For in eating every one taketh before other his own supper: and one is hungry, and another is drunken.” (1 Corinthians 11:20-21, KJV)
This behavior would have been appalling in any setting where food was shared, but it was even worse given that these meals were meant to commemorate Jesus’ death and look forward to His return. Each gathering was supposed to be a time to reflect on Jesus’ sacrifice: the body He gave and the blood He shed for the sins of the world.
In their greed and gluttony, the Corinthians blasphemed the name of Christ by misusing the time as an excuse to satisfy themselves. These feasts were opportunities to glorify God, serve each other and build a strong Christian community that reflected the love of Christ to the culture around them—but they chose to be self-serving instead.
A Humble Approach
Disorder and division characterized the church in Corinth.

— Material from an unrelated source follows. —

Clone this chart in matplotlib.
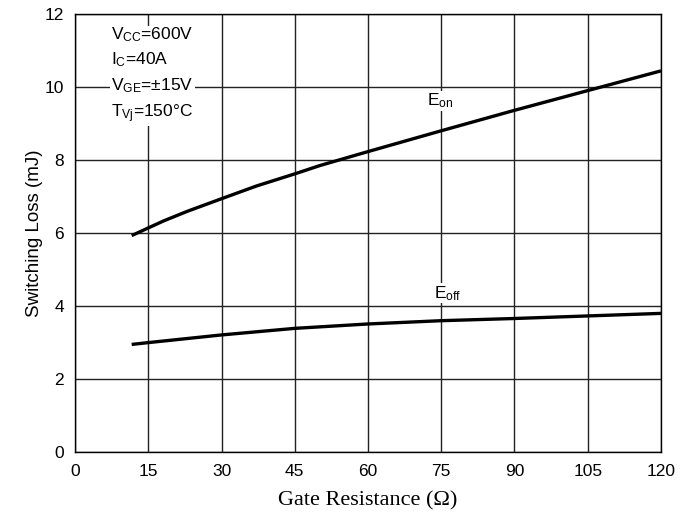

They lacked compassion and displayed no sympathy for those less fortunate. Instead of creating a communal atmosphere where everyone received a fair portion, some took more than they needed while others were left wanting.
It was the exact opposite of the church in Acts, where fellowship around food went hand in hand with going to the temple for worship (see Acts 2:46-47). Theirs was a much clearer reflection of Old Testament communal eating and worship, a way to come together and identify as Jesus' followers both in sharing meals and in the love they showed for each other.
For these early believers, eating together was a natural part of the Christian experience. Meals were shared in the context of daily life and all its struggles. They came together to strengthen each other, pray and rest in the context of fellowship—and so can we.
Following the Example Set Before Us
When we eat together, we share something rare in today’s society: uninterrupted face-to-face time. Meals provide a context for building bonds and strengthening relationships between ourselves and fellow believers. The simple act of gathering around the table becomes a kind of hospitality that demonstrates the love of Christ to those inside the church and without.
These implications appear to have escaped the early Corinthian church. Living in a culture that was either apathetic to or outright hostile toward their Christian values meant the Corinthians had a special responsibility to show what Christians were supposed to be like. The way they behaved during their weekly meals said something about the wider Christian community—and their example was, unfortunately, a poor one.
But ours doesn’t have to be. If we look at the patterns given in both the Old and New Testaments, we see shared meals as acts of worship, fellowship, hospitality and sacrifice.
And therein, perhaps, lies the key to returning to God‘s pattern for shared meals: For a meal to truly be communal, each person must make some measure of sacrifice. We must set aside our inherent desire for self-satisfaction to ensure that everyone is fed, acknowledged and edified—and that, through our behavior, God is glorified.
When the meals we share reflect the sacrificial love of Christ, we create an environment where everyone is welcome, selfishness absent, and we're able to recapture the sense of connection that God wants us to have with Him—and with each other.